THE PROBLEM: Leave the pictures out. Return all other data exactly.

___ DATASET EXTRACT

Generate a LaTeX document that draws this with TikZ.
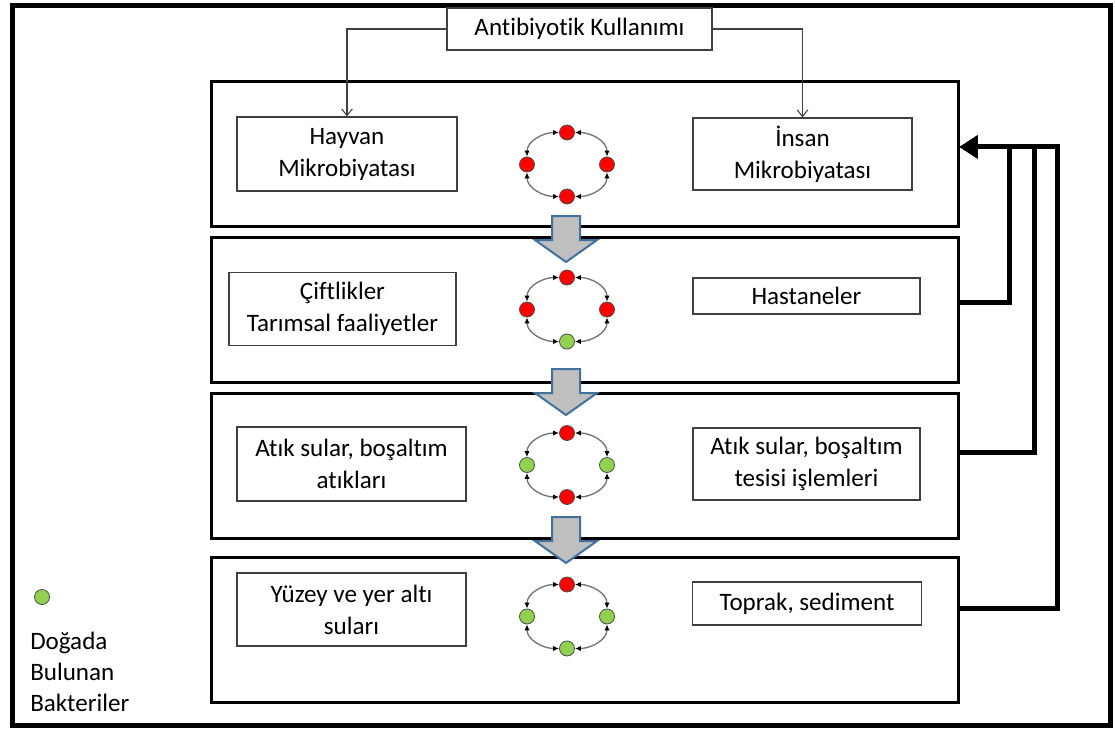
\documentclass[tikz,border=0pt]{standalone}
\usepackage{fontspec}
\setmainfont[Ligatures={NoCommon}]{Carlito}
\usetikzlibrary{positioning, arrows.meta}
\definecolor{CycRed}{HTML}{FF0000}
\definecolor{CycGreen}{HTML}{92D050}
\definecolor{ArrowFill}{HTML}{BFBFBF}
\definecolor{ArrowEdge}{HTML}{41719C}
\definecolor{BoxEdge}{HTML}{404040}

\begin{document}
\begin{tikzpicture}[
            x=0.75pt, y=-0.75pt,
            node distance=6pt,
            stage/.style={draw, line width=2.25pt, minimum width=560.25pt, minimum height=108.75pt},
            box/.style={draw=BoxEdge, line width=0.9pt, align=center, inner sep=0pt, font=\fontsize{18.8}{24}\selectfont},
            legendtext/.style={align=left, inner sep=0pt, font=\fontsize{18.8}{23}\selectfont},
            dot/.style={circle, draw=black!70, line width=0.6pt, minimum size=11.25pt, inner sep=0pt},
            cyc/.style={draw=black!55, line width=1pt, {Latex[length=4.5pt,width=4pt,color=black]}-{Latex[length=4.5pt,width=4pt,color=black]}},
            feed/.style={line width=3.75pt, line join=miter, -{Triangle[length=13.5pt,width=16.5pt]}},
            usage/.style={draw=black!75, line width=0.8pt, -{Straight Barb[length=5pt,width=8pt]}},
            blockarrow/.style={fill=ArrowFill, draw=ArrowEdge, line width=1.5pt, line join=miter}
        ]
            \useasboundingbox (0,0) rectangle (1115,729);
            \draw[line width=3.75pt] (12,5) rectangle (1110,725);

            % stages
            \node[stage] (s1) at (584.5,153.5) {};
            \node[stage, below=of s1] (s2) {};
            \node[stage, below=of s2] (s3) {};
            \node[stage, below=12pt of s3] (s4) {};

            \node[box, minimum width=198.75pt, minimum height=31.5pt, fill=white] (ab) at (579.5,29) {Antibiyotik Kullanımı};

            \node[box, minimum width=165pt, minimum height=55.5pt] (hayvan) at (347,154) {Hayvan\\Mikrobiyatası};
            \node[box, minimum width=164.25pt, minimum height=54pt] (insan) at (802.5,154) {İnsan\\Mikrobiyatası};

            \node[box, minimum width=170.25pt, minimum height=54.75pt] (ciftlik) at (342.5,309) {Çiftlikler\\Tarımsal faaliyetler};
            \node[box, minimum width=170.25pt, minimum height=27pt] (hastane) at (806.5,296) {Hastaneler};

            \node[box, minimum width=171.75pt, minimum height=55.5pt] (atikl) at (351.5,464) {Atık sular, boşaltım\\atıkları};
            \node[box, minimum width=170.25pt, minimum height=54pt] (atikr) at (806.5,464) {Atık sular, boşaltım\\tesisi işlemleri};

            \node[box, minimum width=171.75pt, minimum height=54.75pt] (yuzey) at (351.5,609.5) {Yüzey ve yer altı\\suları};
            \node[box, minimum width=171.75pt, minimum height=32.25pt] (toprak) at (807,603.5) {Toprak, sediment};

            \draw[usage] (ab.west) -| (hayvan.north);
            \draw[usage] (ab.east) -| (insan.north);

            % bacteria cycles
            \foreach \i/\cy/\ct/\cr/\cb/\cl in {1/164.5/CycRed/CycRed/CycRed/CycRed,
                                                2/309.5/CycRed/CycRed/CycGreen/CycRed,
                                                3/465/CycRed/CycGreen/CycRed/CycGreen,
                                                4/616.5/CycRed/CycGreen/CycGreen/CycGreen} {
                \node[dot, fill=\ct] (c\i t) at (567,\cy-32) {};
                \node[dot, fill=\cr] (c\i r) at (607,\cy) {};
                \node[dot, fill=\cb] (c\i b) at (567,\cy+32) {};
                \node[dot, fill=\cl] (c\i l) at (527,\cy) {};
                \draw[cyc] (c\i t) to[out=0, in=90] (c\i r);
                \draw[cyc] (c\i r) to[out=-90, in=0] (c\i b);
                \draw[cyc] (c\i b) to[out=180, in=-90] (c\i l);
                \draw[cyc] (c\i l) to[out=90, in=180] (c\i t);
            }

            % arrows between stages
            \foreach \ty in {262,415,563}
                \draw[blockarrow] (552,\ty-46) -- (580,\ty-46) -- (580,\ty-22) -- (597,\ty-22) -- (566,\ty) -- (535,\ty-22) -- (552,\ty-22) -- cycle;

            % feedback to human microbiota
            \draw[feed] ([yshift=4.9pt]s2.east) -- ++(50,0) |- ([yshift=4.9pt]s1.east);
            \draw[feed] ([yshift=9.4pt]s3.east) -- ++(75,0) |- ([yshift=4.9pt]s1.east);
            \draw[feed] ([yshift=16.1pt]s4.east) -- ++(98,0) |- ([yshift=4.9pt]s1.east);

            % legend
            \node[dot, fill=CycGreen] (lgdot) at (42,597) {};
            \node[legendtext, anchor=west] (lgtext) at (30,672) {Doğada\\Bulunan\\Bakteriler};
        \end{tikzpicture}
\end{document}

______

CORRECT RESULT:
Generate a LaTeX document that draws this with TikZ.
\documentclass[tikz,border=0pt]{standalone}
\usepackage{fontspec}
\setmainfont[Ligatures={NoCommon}]{Carlito}
\usetikzlibrary{positioning, arrows.meta}
\definecolor{CycRed}{HTML}{FF0000}
\definecolor{CycGreen}{HTML}{92D050}
\definecolor{ArrowFill}{HTML}{BFBFBF}
\definecolor{ArrowEdge}{HTML}{41719C}
\definecolor{BoxEdge}{HTML}{404040}

\begin{document}
\begin{tikzpicture}[
            x=0.75pt, y=-0.75pt,
            node distance=6pt,
            stage/.style={draw, line width=2.25pt, minimum width=560.25pt, minimum height=108.75pt},
            box/.style={draw=BoxEdge, line width=0.9pt, align=center, inner sep=0pt, font=\fontsize{18.8}{24}\selectfont},
            legendtext/.style={align=left, inner sep=0pt, font=\fontsize{18.8}{23}\selectfont},
            dot/.style={circle, draw=black!70, line width=0.6pt, minimum size=11.25pt, inner sep=0pt},
            cyc/.style={draw=black!55, line width=1pt, {Latex[length=4.5pt,width=4pt,color=black]}-{Latex[length=4.5pt,width=4pt,color=black]}},
            feed/.style={line width=3.75pt, line join=miter, -{Triangle[length=13.5pt,width=16.5pt]}},
            usage/.style={draw=black!75, line width=0.8pt, -{Straight Barb[length=5pt,width=8pt]}},
            blockarrow/.style={fill=ArrowFill, draw=ArrowEdge, line width=1.5pt, line join=miter}
        ]
            \useasboundingbox (0,0) rectangle (1115,729);
            \draw[line width=3.75pt] (12,5) rectangle (1110,725);

            % stages
            \node[stage] (s1) at (584.5,153.5) {};
            \node[stage, below=of s1] (s2) {};
            \node[stage, below=of s2] (s3) {};
            \node[stage, below=12pt of s3] (s4) {};

            \node[box, minimum width=198.75pt, minimum height=31.5pt, fill=white] (ab) at (579.5,29) {Antibiyotik Kullanımı};

            \node[box, minimum width=165pt, minimum height=55.5pt] (hayvan) at (347,154) {Hayvan\\Mikrobiyatası};
            \node[box, minimum width=164.25pt, minimum height=54pt] (insan) at (802.5,154) {İnsan\\Mikrobiyatası};

            \node[box, minimum width=170.25pt, minimum height=54.75pt] (ciftlik) at (342.5,309) {Çiftlikler\\Tarımsal faaliyetler};
            \node[box, minimum width=170.25pt, minimum height=27pt] (hastane) at (806.5,296) {Hastaneler};

            \node[box, minimum width=171.75pt, minimum height=55.5pt] (atikl) at (351.5,464) {Atık sular, boşaltım\\atıkları};
            \node[box, minimum width=170.25pt, minimum height=54pt] (atikr) at (806.5,464) {Atık sular, boşaltım\\tesisi işlemleri};

            \node[box, minimum width=171.75pt, minimum height=54.75pt] (yuzey) at (351.5,609.5) {Yüzey ve yer altı\\suları};
            \node[box, minimum width=171.75pt, minimum height=32.25pt] (toprak) at (807,603.5) {Toprak, sediment};

            \draw[usage] (ab.west) -| (hayvan.north);
            \draw[usage] (ab.east) -| (insan.north);

            % bacteria cycles
            \foreach \i/\cy/\ct/\cr/\cb/\cl in {1/164.5/CycRed/CycRed/CycRed/CycRed,
                                                2/309.5/CycRed/CycRed/CycGreen/CycRed,
                                                3/465/CycRed/CycGreen/CycRed/CycGreen,
                                                4/616.5/CycRed/CycGreen/CycGreen/CycGreen} {
                \node[dot, fill=\ct] (c\i t) at (567,\cy-32) {};
                \node[dot, fill=\cr] (c\i r) at (607,\cy) {};
                \node[dot, fill=\cb] (c\i b) at (567,\cy+32) {};
                \node[dot, fill=\cl] (c\i l) at (527,\cy) {};
                \draw[cyc] (c\i t) to[out=0, in=90] (c\i r);
                \draw[cyc] (c\i r) to[out=-90, in=0] (c\i b);
                \draw[cyc] (c\i b) to[out=180, in=-90] (c\i l);
                \draw[cyc] (c\i l) to[out=90, in=180] (c\i t);
            }

            % arrows between stages
            \foreach \ty in {262,415,563}
                \draw[blockarrow] (552,\ty-46) -- (580,\ty-46) -- (580,\ty-22) -- (597,\ty-22) -- (566,\ty) -- (535,\ty-22) -- (552,\ty-22) -- cycle;

            % feedback to human microbiota
            \draw[feed] ([yshift=4.9pt]s2.east) -- ++(50,0) |- ([yshift=4.9pt]s1.east);
            \draw[feed] ([yshift=9.4pt]s3.east) -- ++(75,0) |- ([yshift=4.9pt]s1.east);
            \draw[feed] ([yshift=16.1pt]s4.east) -- ++(98,0) |- ([yshift=4.9pt]s1.east);

            % legend
            \node[dot, fill=CycGreen] (lgdot) at (42,597) {};
            \node[legendtext, anchor=west] (lgtext) at (30,672) {Doğada\\Bulunan\\Bakteriler};
        \end{tikzpicture}
\end{document}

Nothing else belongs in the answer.